[Plotting code records]
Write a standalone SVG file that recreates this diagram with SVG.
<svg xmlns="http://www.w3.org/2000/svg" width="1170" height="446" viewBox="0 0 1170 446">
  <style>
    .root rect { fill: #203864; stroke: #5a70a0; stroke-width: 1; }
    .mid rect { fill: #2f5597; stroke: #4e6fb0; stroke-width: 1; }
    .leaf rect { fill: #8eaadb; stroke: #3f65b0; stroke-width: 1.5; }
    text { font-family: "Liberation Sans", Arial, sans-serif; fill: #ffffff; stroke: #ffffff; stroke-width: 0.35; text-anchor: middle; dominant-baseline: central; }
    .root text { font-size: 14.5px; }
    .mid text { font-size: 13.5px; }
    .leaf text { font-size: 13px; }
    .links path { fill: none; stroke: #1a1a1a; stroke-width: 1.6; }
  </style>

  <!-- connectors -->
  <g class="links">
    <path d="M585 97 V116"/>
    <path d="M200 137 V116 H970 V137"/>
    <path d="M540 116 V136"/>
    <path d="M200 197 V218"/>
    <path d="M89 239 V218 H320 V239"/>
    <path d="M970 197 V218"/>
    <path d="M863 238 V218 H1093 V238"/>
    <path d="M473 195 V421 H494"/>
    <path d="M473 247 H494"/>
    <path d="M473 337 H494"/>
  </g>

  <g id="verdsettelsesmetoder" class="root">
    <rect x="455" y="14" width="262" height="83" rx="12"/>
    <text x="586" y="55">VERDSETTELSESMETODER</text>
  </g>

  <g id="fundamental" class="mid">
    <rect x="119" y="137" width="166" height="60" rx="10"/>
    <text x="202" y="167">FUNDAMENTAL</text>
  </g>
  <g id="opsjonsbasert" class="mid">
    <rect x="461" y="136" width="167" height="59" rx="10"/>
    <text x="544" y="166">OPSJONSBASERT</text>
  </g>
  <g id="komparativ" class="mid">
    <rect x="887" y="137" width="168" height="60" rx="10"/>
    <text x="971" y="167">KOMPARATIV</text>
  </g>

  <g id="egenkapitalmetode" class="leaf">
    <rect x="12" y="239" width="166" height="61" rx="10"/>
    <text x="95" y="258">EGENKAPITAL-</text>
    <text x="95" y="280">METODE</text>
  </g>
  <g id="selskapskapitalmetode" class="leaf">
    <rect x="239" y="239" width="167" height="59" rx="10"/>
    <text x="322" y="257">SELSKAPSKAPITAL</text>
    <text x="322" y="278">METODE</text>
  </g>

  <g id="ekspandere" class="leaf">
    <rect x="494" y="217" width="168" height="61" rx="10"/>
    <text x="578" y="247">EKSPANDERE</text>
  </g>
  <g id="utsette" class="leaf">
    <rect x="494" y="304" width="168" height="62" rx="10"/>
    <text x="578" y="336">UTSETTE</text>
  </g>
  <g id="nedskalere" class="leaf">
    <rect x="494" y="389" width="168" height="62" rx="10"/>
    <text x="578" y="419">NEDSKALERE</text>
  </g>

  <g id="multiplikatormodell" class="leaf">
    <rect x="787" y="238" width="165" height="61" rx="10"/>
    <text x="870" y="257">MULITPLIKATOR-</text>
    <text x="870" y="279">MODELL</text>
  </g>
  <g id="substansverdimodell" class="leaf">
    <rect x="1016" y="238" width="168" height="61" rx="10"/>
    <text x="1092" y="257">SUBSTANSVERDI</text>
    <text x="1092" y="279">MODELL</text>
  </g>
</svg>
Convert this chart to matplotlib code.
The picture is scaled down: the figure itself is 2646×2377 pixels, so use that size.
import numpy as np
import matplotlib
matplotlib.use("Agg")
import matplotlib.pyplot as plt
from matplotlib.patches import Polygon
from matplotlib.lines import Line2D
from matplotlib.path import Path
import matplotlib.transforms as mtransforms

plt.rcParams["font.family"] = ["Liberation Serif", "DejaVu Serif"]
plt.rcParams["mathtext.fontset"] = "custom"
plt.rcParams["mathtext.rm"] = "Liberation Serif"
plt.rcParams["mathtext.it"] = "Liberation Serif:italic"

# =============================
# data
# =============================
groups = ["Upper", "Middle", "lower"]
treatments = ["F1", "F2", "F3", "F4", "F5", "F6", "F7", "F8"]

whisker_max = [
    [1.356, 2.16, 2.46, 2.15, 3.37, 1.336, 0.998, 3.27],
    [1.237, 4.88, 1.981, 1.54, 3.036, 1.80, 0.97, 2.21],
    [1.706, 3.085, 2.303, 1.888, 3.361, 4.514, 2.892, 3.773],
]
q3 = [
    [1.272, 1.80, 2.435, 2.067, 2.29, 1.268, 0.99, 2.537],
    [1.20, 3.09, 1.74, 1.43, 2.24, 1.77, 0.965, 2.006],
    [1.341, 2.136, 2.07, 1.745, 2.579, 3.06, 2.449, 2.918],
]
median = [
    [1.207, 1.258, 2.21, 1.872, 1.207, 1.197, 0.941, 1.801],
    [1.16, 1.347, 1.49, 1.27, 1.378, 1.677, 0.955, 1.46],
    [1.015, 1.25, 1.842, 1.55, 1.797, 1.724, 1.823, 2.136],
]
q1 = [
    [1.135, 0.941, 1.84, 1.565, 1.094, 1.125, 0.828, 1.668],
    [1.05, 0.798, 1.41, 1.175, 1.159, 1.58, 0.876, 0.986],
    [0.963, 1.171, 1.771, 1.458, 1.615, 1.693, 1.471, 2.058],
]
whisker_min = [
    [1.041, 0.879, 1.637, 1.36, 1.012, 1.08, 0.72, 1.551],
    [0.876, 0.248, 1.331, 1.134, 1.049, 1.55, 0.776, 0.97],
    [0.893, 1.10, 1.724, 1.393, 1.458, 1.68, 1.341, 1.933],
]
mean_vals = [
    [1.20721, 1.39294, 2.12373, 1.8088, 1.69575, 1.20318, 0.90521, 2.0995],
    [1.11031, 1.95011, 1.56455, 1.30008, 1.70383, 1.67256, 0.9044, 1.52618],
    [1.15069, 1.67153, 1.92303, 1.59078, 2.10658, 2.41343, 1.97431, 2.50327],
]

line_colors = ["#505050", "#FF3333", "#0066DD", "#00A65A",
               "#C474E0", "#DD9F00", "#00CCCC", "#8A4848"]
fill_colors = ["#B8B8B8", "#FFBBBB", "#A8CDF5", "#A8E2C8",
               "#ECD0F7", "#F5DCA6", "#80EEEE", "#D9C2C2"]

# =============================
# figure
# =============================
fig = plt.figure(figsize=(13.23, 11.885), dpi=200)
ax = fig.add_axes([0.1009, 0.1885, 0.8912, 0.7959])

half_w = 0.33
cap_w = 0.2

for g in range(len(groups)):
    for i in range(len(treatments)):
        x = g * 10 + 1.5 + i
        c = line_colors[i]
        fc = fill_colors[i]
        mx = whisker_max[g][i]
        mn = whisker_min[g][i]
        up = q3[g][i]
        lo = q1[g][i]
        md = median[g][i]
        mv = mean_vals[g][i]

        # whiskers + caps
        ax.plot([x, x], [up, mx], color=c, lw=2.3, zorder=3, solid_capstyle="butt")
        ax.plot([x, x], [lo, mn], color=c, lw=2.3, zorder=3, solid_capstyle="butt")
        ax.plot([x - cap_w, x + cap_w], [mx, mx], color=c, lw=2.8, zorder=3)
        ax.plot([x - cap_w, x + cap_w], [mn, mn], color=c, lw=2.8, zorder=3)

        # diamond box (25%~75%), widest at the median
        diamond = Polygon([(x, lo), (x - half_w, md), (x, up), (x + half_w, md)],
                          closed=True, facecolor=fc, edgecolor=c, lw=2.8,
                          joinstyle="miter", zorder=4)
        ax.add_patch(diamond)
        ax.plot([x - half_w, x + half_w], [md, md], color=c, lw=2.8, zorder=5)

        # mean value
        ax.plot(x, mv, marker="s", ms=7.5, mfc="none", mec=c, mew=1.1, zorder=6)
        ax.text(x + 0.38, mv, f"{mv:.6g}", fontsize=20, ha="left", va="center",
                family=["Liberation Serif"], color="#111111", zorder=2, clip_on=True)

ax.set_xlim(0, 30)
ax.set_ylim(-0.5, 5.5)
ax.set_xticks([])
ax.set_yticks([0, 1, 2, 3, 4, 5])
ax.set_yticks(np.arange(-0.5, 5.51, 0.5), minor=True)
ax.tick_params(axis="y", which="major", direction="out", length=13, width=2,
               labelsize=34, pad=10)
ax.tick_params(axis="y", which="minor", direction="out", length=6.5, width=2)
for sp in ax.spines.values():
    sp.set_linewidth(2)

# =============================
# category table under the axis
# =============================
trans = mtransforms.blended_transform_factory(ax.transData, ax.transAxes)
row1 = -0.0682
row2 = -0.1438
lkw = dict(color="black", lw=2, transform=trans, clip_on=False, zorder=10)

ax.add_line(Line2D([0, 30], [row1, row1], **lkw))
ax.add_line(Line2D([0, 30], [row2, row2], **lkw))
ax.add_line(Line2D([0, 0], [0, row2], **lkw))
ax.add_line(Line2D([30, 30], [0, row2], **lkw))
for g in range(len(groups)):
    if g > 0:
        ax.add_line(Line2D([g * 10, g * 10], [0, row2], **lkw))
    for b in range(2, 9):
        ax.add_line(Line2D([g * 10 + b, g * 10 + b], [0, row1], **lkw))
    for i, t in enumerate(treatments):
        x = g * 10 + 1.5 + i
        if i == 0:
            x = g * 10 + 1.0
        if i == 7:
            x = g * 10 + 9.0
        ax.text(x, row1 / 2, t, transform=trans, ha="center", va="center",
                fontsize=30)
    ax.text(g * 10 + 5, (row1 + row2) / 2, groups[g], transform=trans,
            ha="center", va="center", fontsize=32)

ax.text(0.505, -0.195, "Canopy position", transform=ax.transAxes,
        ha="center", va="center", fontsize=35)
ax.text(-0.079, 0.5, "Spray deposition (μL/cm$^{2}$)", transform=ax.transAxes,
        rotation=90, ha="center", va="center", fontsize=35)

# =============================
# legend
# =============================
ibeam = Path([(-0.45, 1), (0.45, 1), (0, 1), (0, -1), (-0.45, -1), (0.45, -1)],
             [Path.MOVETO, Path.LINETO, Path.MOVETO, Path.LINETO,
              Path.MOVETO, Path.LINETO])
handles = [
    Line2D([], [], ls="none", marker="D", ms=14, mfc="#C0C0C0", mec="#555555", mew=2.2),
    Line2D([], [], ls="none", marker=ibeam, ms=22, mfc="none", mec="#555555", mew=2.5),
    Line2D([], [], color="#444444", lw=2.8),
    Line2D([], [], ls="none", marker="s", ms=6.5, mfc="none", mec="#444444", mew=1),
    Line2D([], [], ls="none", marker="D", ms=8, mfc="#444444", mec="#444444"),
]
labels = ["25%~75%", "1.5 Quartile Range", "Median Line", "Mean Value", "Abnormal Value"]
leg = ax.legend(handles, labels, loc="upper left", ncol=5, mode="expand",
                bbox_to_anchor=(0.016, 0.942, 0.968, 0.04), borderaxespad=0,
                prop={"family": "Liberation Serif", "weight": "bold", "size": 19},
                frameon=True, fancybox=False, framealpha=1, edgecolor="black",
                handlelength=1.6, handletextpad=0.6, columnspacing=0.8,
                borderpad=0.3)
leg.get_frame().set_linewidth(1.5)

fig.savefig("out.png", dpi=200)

WHAT THE TASK REQUIRES: Scan the records for the string "matplotlib". Copy each line in which it appears.

WRITTEN ANSWER:
Convert this chart to matplotlib code.
import matplotlib
matplotlib.use("Agg")
import matplotlib.pyplot as plt
from matplotlib.patches import Polygon
from matplotlib.lines import Line2D
from matplotlib.path import Path
import matplotlib.transforms as mtransforms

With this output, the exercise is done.